Wednesday, 13 October 2010

Mazatlan

There is a picture from Maztalan that still fills my mind, upon the desire for recollection, with all the vivid wonder that it held as it first appeared before my eyes. It is a picture of a man. He is sitting on a bench in the main plaza to the south of the cathedral. His eyes water with sparkling, drunken tears, that never gather in sufficient quantity to fall slowly down his cheeks, but form a shimmering glaze in front of deep brown eyes and collect in tiny vertical pools where his eyelids meet. If he blinks I feel sure that the tears, for lack of alternative escape, will fall steadily down his face, and he will appear to passers by as though silently, happily crying. But I never see him blink. He has a thick, black beard; his skin is rough beyond his years and appears dry and old and worn out by the sun. Only, when he smiles, he reveals perfect white teeth in the darkness of the drunken night. His clothes are torn, and the lines of his calloused hands are exaggerated with the ingrained dirt that clings to them. Yet in the darkened night, from this bench beneath a tree that repels the yellow glare of street lamps, his brilliant teeth and his drunk-kind eyes sparkle as he holds out a plastic bottle of mezcal.
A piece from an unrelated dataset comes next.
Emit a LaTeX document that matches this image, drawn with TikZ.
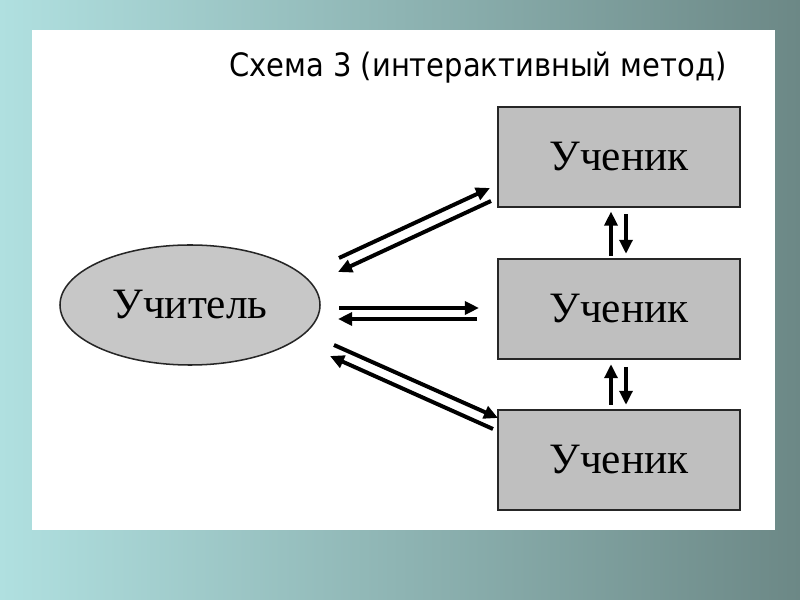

I take the bottle, flip open the plastic lid with my thumb, and take a sip of the liquid, warmed by the tropical night. Its warmth runs down my throat and lightly burns. It bursts in dazzling flames, and ignites small shivers that run from my shoulders, and causes me to shake. The man´s hands move slowly toward the sky, back and forth, his palms up turned, as he indicates that I should drink more. A greater quantity of the warm golden liquid once again makes my body shudder and a smile spreads wide under the man`s thick black beard as I thank him and he takes the bottle back.